The idea behind Foodie was simple: allow users to create and discover reviews that were specifically about dishes at any given restaurant. But in order to get started, we needed to bootstrap the platform to have lots of discoverable content and genuinely useful recommendations. To do this, we turned to the multitude of online review platforms who don't use their data effectively. On a website like Yelp, it's pretty useless if a restaurant has 100+ reviews. Sure, you know it's popular, but there's no way of actually reading and analyzing those reviews on your own. So our goal was to extract, from each review, the dish-level sentiment and display that to the user.

The Core

I joined Foodie as the first engineer, working specifically on the machine learning pipeline. To build our "sentiment engine," we first collected large amounts of data from multiple online sources.
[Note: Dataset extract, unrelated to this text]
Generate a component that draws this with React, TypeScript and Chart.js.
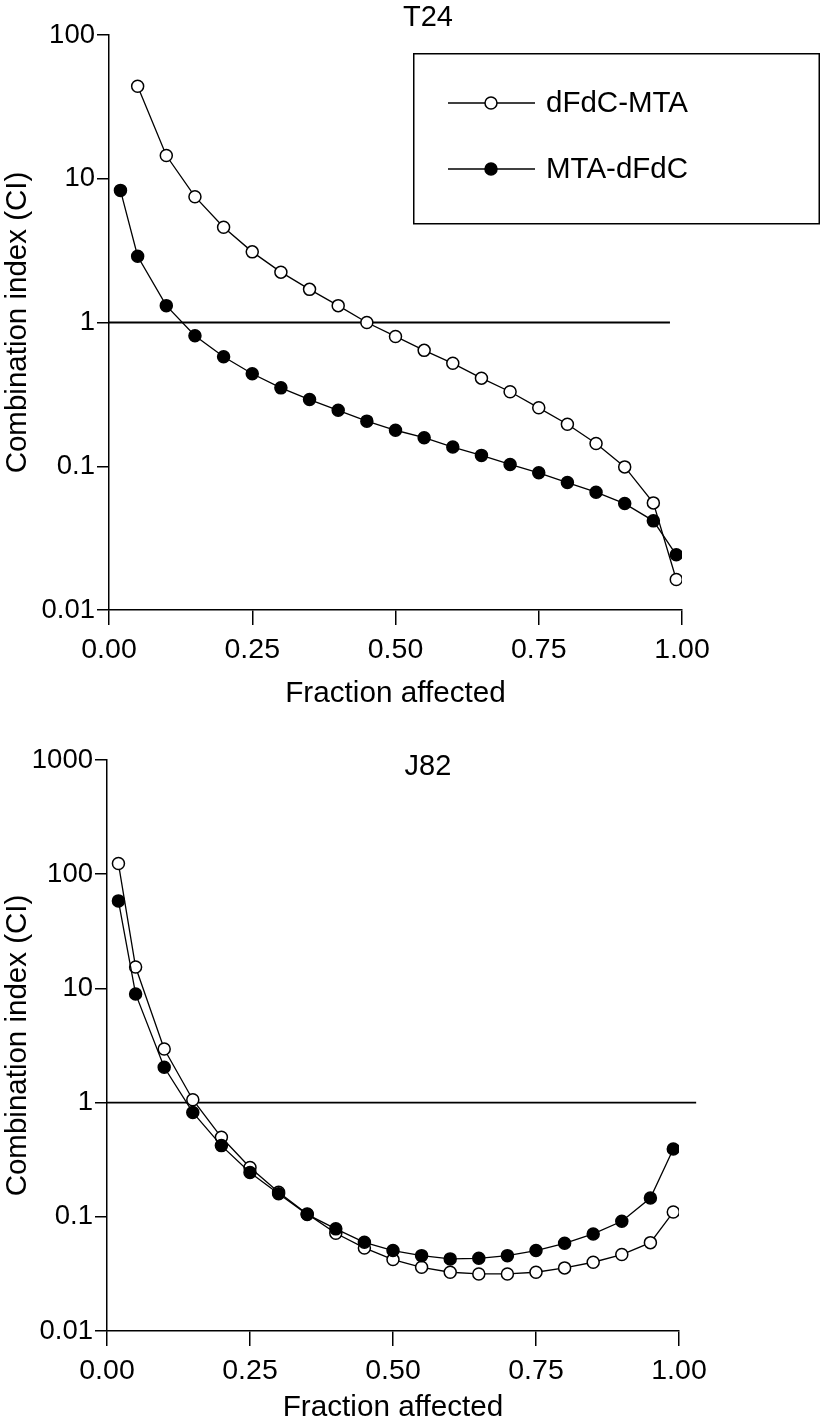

We broke each review down into sentences, and then used named entity recognition techniques, enhanced by entity lists we scraped from restaurant menus (called a gazetteer). We then ran a sentiment classifier on each sentence, assigning scores to the corresponding dishes on each menu. Most of my work was done to improve our entity recognition (I was able to improve recall 3x without much of a hit to precision), and the efficiency of data storage throughout the pipeline. I also built and managed a small team of external contractors to help us label data and parse menu PDFs.

Search Results for Burgers

Restaurant Analytics

Foodie Analytics

Understanding the potential usefulness of our data to both restaurants and customers, I built a new product that helped restaurants identify what their "hit" and "miss" dishes were. This analytics system was built as a layer on top of our existing sentiment pipeline, and packaged as an easy-to-digest report for restaurants.